The objective of this work was to select an appropriate model for the prediction of thermodynamic properties for CO₂-rich mixtures. This is clearly of high value to the simulation for the future of process design in CCS and adsorption kinetic in gas-well application. Out of the evaluated EoS that is used in Aspen HSYS, Peng–Robinson more accurately represents CO₂ mixtures. Though there are more accurate EoS developed in the literature, these works are not yet available to incorporate into process simulation using Aspen HYSYS.

The applicability of machine learning techniques applied from Big Data analytics to a broader range of problem-solving capabilities for chemical engineering such as empirical formulation has been successfully considered in this work and may further be used for process control. Prospects of this work aim to incorporate machine learning into process simulations software, where literature or experimental data may be used to accurately describe fluid properties for process design using a pre-set model that is capable of defining a fluid accurately without the need for empirical formulation or choosing a “close enough” approach to using a selection of preset fluid packages.

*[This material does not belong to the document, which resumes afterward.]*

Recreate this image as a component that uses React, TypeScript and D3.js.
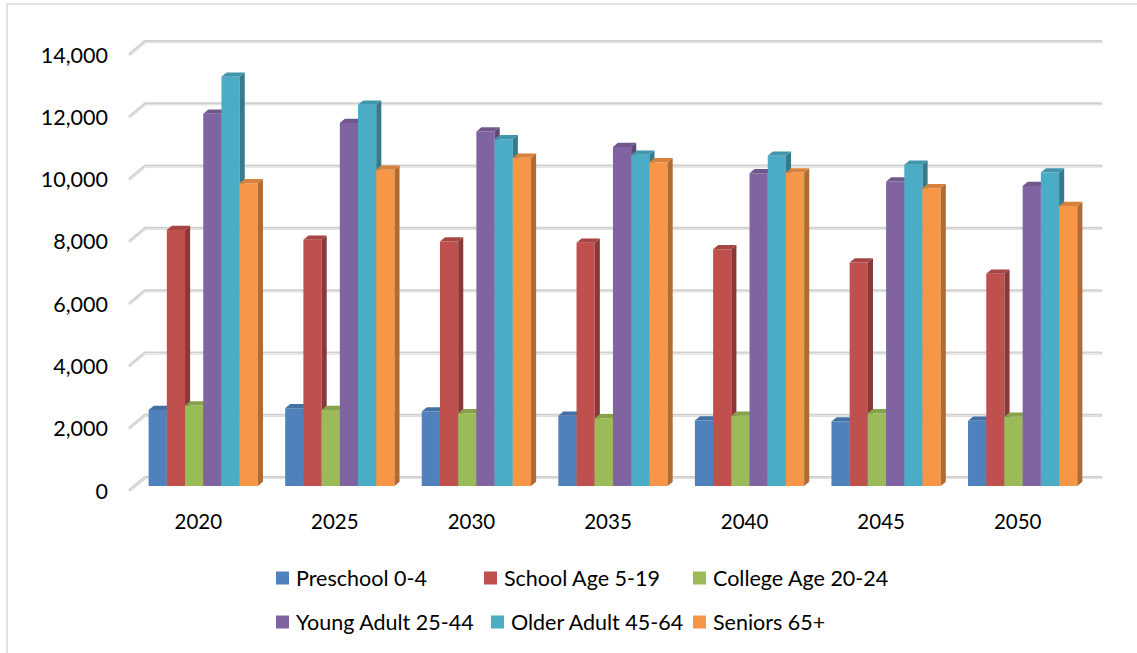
import React from "react";
import * as d3 from "d3";

// Population by age group, projected in five-year steps
const years = ["2020", "2025", "2030", "2035", "2040", "2045", "2050"];
const seriesNames = [
  "Preschool 0-4",
  "School Age 5-19",
  "College Age 20-24",
  "Young Adult 25-44",
  "Older Adult 45-64",
  "Seniors 65+",
];
const preschool = [2440, 2490, 2390, 2250, 2100, 2070, 2090];
const schoolAge = [8220, 7900, 7850, 7810, 7600, 7170, 6810];
const collegeAge = [2580, 2440, 2330, 2170, 2250, 2330, 2220];
const youngAdult = [11950, 11650, 11380, 10880, 10040, 9770, 9630];
const olderAdult = [13140, 12240, 11130, 10630, 10600, 10310, 10060];
const seniors = [9720, 10150, 10540, 10390, 10060, 9560, 8990];
const yTicks = [0, 2000, 4000, 6000, 8000, 10000, 12000, 14000];

const seriesValues = [preschool, schoolAge, collegeAge, youngAdult, olderAdult, seniors];
const colors = ["#4F81BD", "#C0504D", "#9BBB59", "#8064A2", "#4BACC6", "#F79646"];

// legend placement (two rows of three)
const legendRows = [
  { y: 578, items: [{ i: 0, sx: 276 }, { i: 1, sx: 484 }, { i: 2, sx: 693 }] },
  { y: 622, items: [{ i: 3, sx: 276 }, { i: 4, sx: 491 }, { i: 5, sx: 693 }] },
];

const W = 1137;
const H = 653;
const FONT = "Lato, 'Open Sans', sans-serif";

// oblique 3D: full floor depth moves a point right and up
const DEPTH_X = 15;
const DEPTH_Y = -12.5;
const BAR_T0 = 0.33;
const BAR_T1 = 0.67;

export default function App() {
  const x = d3.scaleBand<string>().domain(years).range([130, 1086]).paddingInner(0).paddingOuter(0);
  const bw = x.bandwidth();
  const xs = d3
    .scaleBand<string>()
    .domain(seriesNames)
    .range([bw * 0.1, bw * 0.9])
    .paddingInner(0);
  const barW = xs.bandwidth();
  const y = d3.scaleLinear().domain([0, 14000]).range([490, 54]);

  const proj = (px: number, v: number, t: number): [number, number] => [
    px + DEPTH_X * t,
    y(v) + DEPTH_Y * t,
  ];
  const poly = (pts: [number, number][]) =>
    pts.map((p) => `${p[0].toFixed(2)},${p[1].toFixed(2)}`).join(" ");

  const left = x.range()[0];
  const right = x.range()[1];

  const bars: React.ReactNode[] = [];
  years.forEach((yr, gi) => {
    seriesNames.forEach((name, si) => {
      const v = seriesValues[si][gi];
      const x0 = (x(yr) as number) + (xs(name) as number);
      const x1 = x0 + barW;
      const base = d3.color(colors[si])!;
      const side = base.darker(0.95).formatHex();
      const top = base.darker(0.4).formatHex();
      bars.push(
        <g key={`${yr}-${name}`}>
          <polygon
            points={poly([proj(x0, 0, BAR_T0), proj(x1, 0, BAR_T0), proj(x1, v, BAR_T0), proj(x0, v, BAR_T0)])}
            fill={colors[si]}
          />
          <polygon
            points={poly([proj(x1, 0, BAR_T0), proj(x1, 0, BAR_T1), proj(x1, v, BAR_T1), proj(x1, v, BAR_T0)])}
            fill={side}
          />
          <polygon
            points={poly([proj(x0, v, BAR_T0), proj(x1, v, BAR_T0), proj(x1, v, BAR_T1), proj(x0, v, BAR_T1)])}
            fill={top}
          />
        </g>
      );
    });
  });

  return (
    <svg
      width={W}
      height={H}
      style={{ position: "absolute", left: 0, top: 0, background: "#ffffff" }}
      fontFamily={FONT}
    >
      <rect x={0} y={0} width={W} height={H} fill="#ffffff" />
      {/* chart area border */}
      <rect x={7} y={4} width={W + 40} height={H + 40} fill="none" stroke="#d9d9d9" strokeWidth={1.5} />

      {/* gridlines on side and back walls */}
      {yTicks.map((t) => {
        const a = proj(left, t, 0);
        const b = proj(left, t, 1);
        const c = proj(right, t, 1);
        const d = `M${a[0]},${a[1]}L${b[0]},${b[1]}L${c[0]},${c[1]}`;
        return (
          <g key={`g${t}`}>
            <path d={d} fill="none" stroke="#cfcfcf" strokeWidth={3} strokeLinecap="round" strokeLinejoin="round" />
            <path d={d} fill="none" stroke="#e8e8e8" strokeWidth={1} strokeLinecap="round" strokeLinejoin="round" transform="translate(0,0.6)" />
          </g>
        );
      })}

      {/* value axis labels */}
      {yTicks.map((t) => (
        <text
          key={`t${t}`}
          x={108}
          y={y(t) + 1}
          dy="0.35em"
          textAnchor="end"
          fontSize={21.5}
          fill="#000000"
        >
          {d3.format(",")(t)}
        </text>
      ))}

      {bars}

      {/* category labels */}
      {years.map((yr) => (
        <text
          key={`c${yr}`}
          x={(x(yr) as number) + bw / 2}
          y={522}
          dy="0.35em"
          textAnchor="middle"
          fontSize={20.5}
          fill="#000000"
        >
          {yr}
        </text>
      ))}

      {/* legend */}
      {legendRows.map((row, ri) =>
        row.items.map((it) => (
          <g key={`l${ri}-${it.i}`}>
            <rect x={it.sx} y={row.y - 6.5} width={13} height={13} fill={colors[it.i]} />
            <text x={it.sx + 20} y={row.y} dy="0.35em" fontSize={21.5} fill="#000000">
              {seriesNames[it.i]}
            </text>
          </g>
        ))
      )}
    </svg>
  );
}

The importance of data manipulation has been successfully addressed in this article to provide a basis for manipulation of input data to enhance predictive accuracy by extending the desired outputs from being mol fractional inputs of individual components to being a function of pseudo-critical properties. This development may lead to an improved universal model to predict a complex range of mixtures thermodynamic property from their fundamental particle interactions and other underlying mixture interactions not yet explored in this article.

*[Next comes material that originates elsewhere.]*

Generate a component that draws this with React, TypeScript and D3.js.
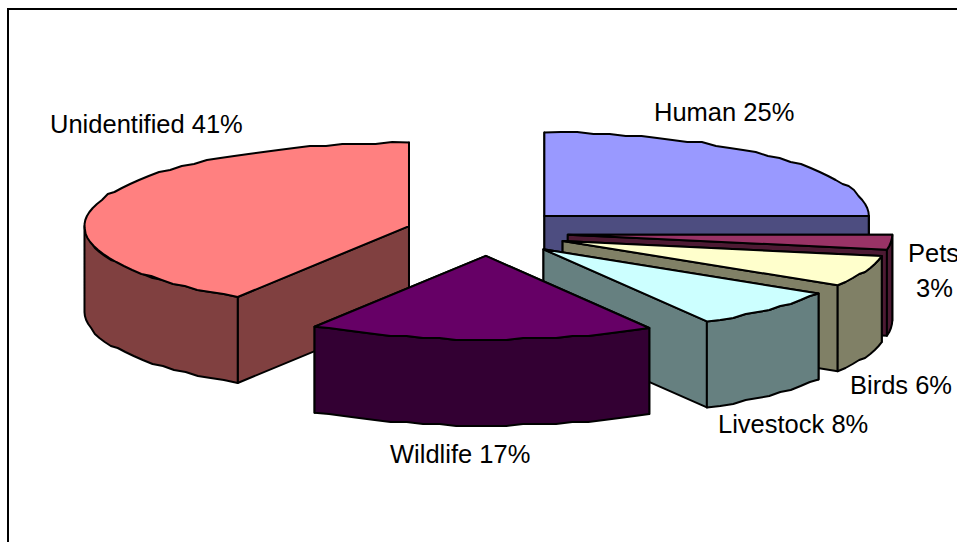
import React from "react";
import * as d3 from "d3";

const categories = ["Human", "Pets", "Birds", "Livestock", "Wildlife", "Unidentified"];
const shares = [25, 2.9, 6, 7.7, 17.25, 41.15];
const topColors = ["#9999FF", "#993366", "#FFFFCC", "#CCFFFF", "#660066", "#FF8080"];
const sideColors = ["#4D4D80", "#4D1A33", "#808066", "#668080", "#330033", "#804040"];
const paintOrder = [0, 5, 1, 2, 3, 4];
const labelLines = [
  ["Human 25%"],
  ["Pets", "3%"],
  ["Birds 6%"],
  ["Livestock 8%"],
  ["Wildlife 17%"],
  ["Unidentified 41%"],
];

const W = 957, H = 542;
const CX = 487, CY = 232.5, RX = 324.5, RY = 83.5, DEPTH = 86, EXPLODE_X = 0.25, EXPLODE_Y = 0.28;
const labelAnchors: [number, number][][] = [
  [[654, 121]],
  [[908, 262], [916, 297]],
  [[850, 394]],
  [[718, 433]],
  [[390, 463]],
  [[50, 133]],
];

const xUnit = d3.scaleLinear().domain([-1, 1]).range([-RX, RX]);
const yUnit = d3.scaleLinear().domain([-1, 1]).range([-RY, RY]);
const STEP = (3 * Math.PI) / 180;

type P = [number, number];
const line = d3.line<P>().x(d => d[0]).y(d => d[1]);
const closed = (pts: P[]) => (line(pts) || "") + "Z";

function arcPoints(cx: number, cy: number, a0: number, a1: number): P[] {
  const n = Math.max(2, Math.ceil((a1 - a0) / STEP));
  return d3.range(n + 1).map(i => {
    const a = a0 + ((a1 - a0) * i) / n;
    const x = cx + xUnit(Math.sin(a));
    const y = cy + yUnit(-Math.cos(a));
    const edge = i === 0 || i === n;
    return [x, edge ? y : Math.round(y / 2) * 2] as P;
  });
}

const arcs = d3.pie<number>().sort(null).startAngle(0).endAngle(2 * Math.PI)(shares);

function Slice({ i }: { i: number }) {
  const { startAngle: a0, endAngle: a1 } = arcs[i];
  const mid = (a0 + a1) / 2;
  const cx = CX + EXPLODE_X * xUnit(Math.sin(mid));
  const cy = CY + EXPLODE_Y * yUnit(-Math.cos(mid));
  const rim = arcPoints(cx, cy, a0, a1);
  const first = rim[0];
  const last = rim[rim.length - 1];
  const down = (p: P): P => [p[0], p[1] + DEPTH];
  const apex: P = [cx, cy];
  const stroke = { stroke: "#000", strokeWidth: 2, strokeLinejoin: "round" as const };
  const lo = Math.max(a0, Math.PI / 2);
  const hi = Math.min(a1, (3 * Math.PI) / 2);
  const front = hi > lo ? arcPoints(cx, cy, lo, hi) : [];
  return (
    <g>
      <path d={closed([apex, first, down(first), down(apex)])} fill={sideColors[i]} {...stroke} />
      <path d={closed([apex, last, down(last), down(apex)])} fill={sideColors[i]} {...stroke} />
      {front.length > 0 && (
        <path d={closed([...front, ...front.slice().reverse().map(down)])} fill={sideColors[i]} {...stroke} />
      )}
      <path d={closed([apex, ...rim])} fill={topColors[i]} {...stroke} />
    </g>
  );
}

export default function App() {
  return (
    <svg width={W} height={H} style={{ position: "absolute", left: 0, top: 0, background: "#fff" }}>
      <rect x={8} y={9} width={W + 20} height={H + 20} fill="#fff" stroke="#000" strokeWidth={2} />
      {paintOrder.map(i => <Slice key={categories[i]} i={i} />)}
      {labelLines.map((lines, i) =>
        lines.map((t, j) => (
          <text key={t} x={labelAnchors[i][j][0]} y={labelAnchors[i][j][1]}
            fontFamily="'Liberation Sans', Arial, sans-serif" fontSize={25.5} fill="#000">{t}</text>
        ))
      )}
    </svg>
  );
}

Having explored a range of training algorithms in this work, it has been found that using Bayesian regularization backpropagation has not been previously considered in the published literature [6], which is surprising due to its better classification of data with lower AARD in contrast to conventional lowest AARD, being Levenberg–Marquardt backpropagation. Perhaps this should be considered more throughout the development of ANN for predicting thermodynamic properties in future works.